11 thoughts on “When anti-gun and anti-male bigotry unite”
  1. Off topic, and ENTIRELY Pedantic, but…

    14 Behold, thou hast driven me out this day from the face of the earth; and from thy face shall I be hid; and I shall be a fugitive and a vagabond in the earth; and it shall come to pass, that ***every one that findeth me shall slay me.***

    15 And the Lord said unto him, Therefore whosoever slayeth Cain, vengeance shall be taken on him sevenfold. And the Lord set a mark upon Cain, ***lest any finding him should kill him.***

    …unless Cain was afraid his own parents would be the ones to kill him, Adam, Eve, Cain, and Able were NOT the ‘only’ four people on Earth.

    Either God made more people (A&E simply being the FIRST), or Adam ‘Knew’ Eve a *****LOT***** better than the bible documents.

    1. Adam and Eve lived a long time and had many other children (Gen 5:4)
      There is no timestamp on the murder of Abel (and ancient writings did not adhere to a strict chronology), so the reasonable assumption is that when this event occurred, there were many brothers, sisters, nephews, nieces out there hence Cain’s fear of retribution.

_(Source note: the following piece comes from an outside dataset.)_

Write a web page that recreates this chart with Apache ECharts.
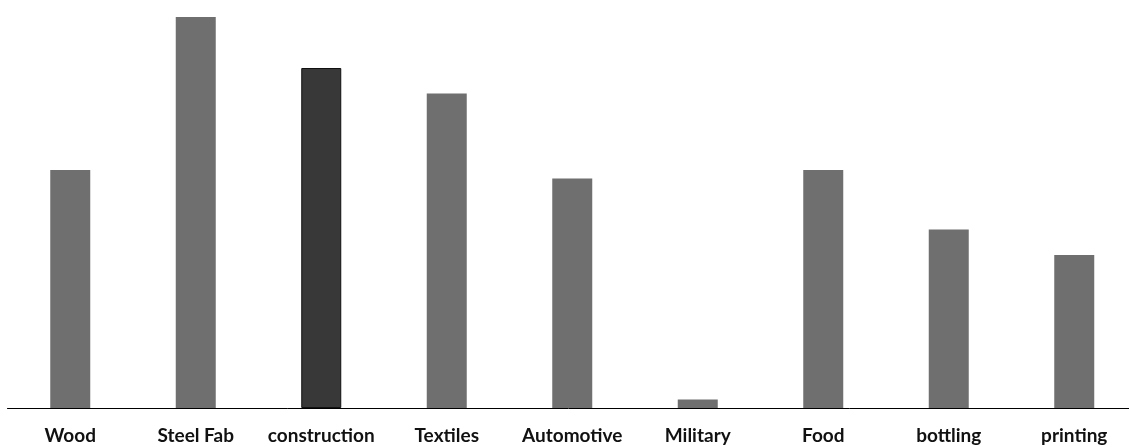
<!DOCTYPE html>
<html>
<head>
<meta charset="utf-8">
<script src="https://cdn.jsdelivr.net/npm/echarts@6/dist/echarts.min.js"></script>
<style>
  html, body { margin: 0; padding: 0; background: #ffffff; overflow: hidden; }
  #chart { width: 1129px; height: 447px; }
</style>
</head>
<body>
<div id="chart"></div>
<script>
// Industry categories along the x axis
const categories = ['Wood', 'Steel Fab', 'construction', 'Textiles', 'Automotive', 'Military', 'Food', 'bottling', 'printing'];
// Count per industry
const values = [28, 46, 40, 37, 27, 1, 28, 21, 18];
// The highlighted industry
const highlight = 'construction';

const chart = echarts.init(document.getElementById('chart'), null, { renderer: 'canvas' });

const barData = values.map((v, i) => {
  const isHi = categories[i] === highlight;
  return {
    value: v,
    itemStyle: isHi
      ? { color: '#383838', borderColor: '#111111', borderWidth: 1 }
      : { color: '#6f6f6f' }
  };
});

chart.setOption({
  animation: false,
  // the last category band runs slightly past the right edge
  grid: { left: 7.5, width: 1129.5, top: 0, height: 408, outerBoundsMode: 'none', containLabel: false },
  xAxis: {
    type: 'category',
    data: categories,
    axisLine: { show: true, lineStyle: { color: '#000000', width: 1 } },
    axisTick: { show: false },
    axisLabel: {
      interval: 0,
      margin: 18,
      color: '#111111',
      fontFamily: 'Lato',
      fontWeight: 'bold',
      fontSize: 19
    }
  },
  yAxis: {
    type: 'value',
    min: 0,
    max: 48,
    show: false,
    splitLine: { show: false }
  },
  series: [{
    type: 'bar',
    data: barData,
    barWidth: 40
  }]
});
</script>
</body>
</html>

    2. @Phssthpok: Depending on which Biblical commentator you read, there are a number of possibilities.

      One is like you say: Adam “knew” Eve much better than is described. One factor of that is, if you go by only what is told, God created A&E, and then the next day they ate the forbidden fruit (commonly depicted as an apple, but which was really probably something more like a pomegranate). There is no timeline given; the Bible states later that their sin introduced evil and death into Creation — in a world without death, A&E could have (and likely did) lived in Eden for a hundred years and had several generations of kids who grew up and left the Garden, before the serpent tempted Eve. They could have had many other children after Cain and Abel, too.

      Another possibility is that Eve was Adam’s second wife. The first, Lilith, was like Adam, created from the earth, but having equal standing she was disobedient to both Adam and God and was kicked out of the Garden. If so, there’s no telling how many kids they had. (Lilith is the namesake of “Lilith Fair”, a highly-misandrist annual celebration of uber-feminism. Men are barred at the door unless escorting a woman.)

      I’ve had Bible purists tell me that the Bible doesn’t leave anything out; if it’s not mentioned, then it didn’t happen, so neither of these possibilities can be true. But personally, I think that view is highly flawed. In the Gospels, Jesus is depicted as a child of perhaps 10 or 12, and then the next chapter starts His ministry as a full adult (not to mention, they tell of His birth, and then the next chapter He’s that child of perhaps 10 or 12 reciting Scripture from memory and interpreting it better than the priests). Where did all that intervening time go?

      Ditto for the Old Testament. Adam, Noah, Isaac, Abraham … all the old patriarchs lived for hundreds of years, yet most only get a chapter or two detailing a few significant events. Even King David, who had multiple books devoted to him, only has the highlights covered (granted there were a LOT of significant events in his life, mostly stemming from his own mistakes!). The Bible as a whole reads more like a historical framework than an exhaustive analysis.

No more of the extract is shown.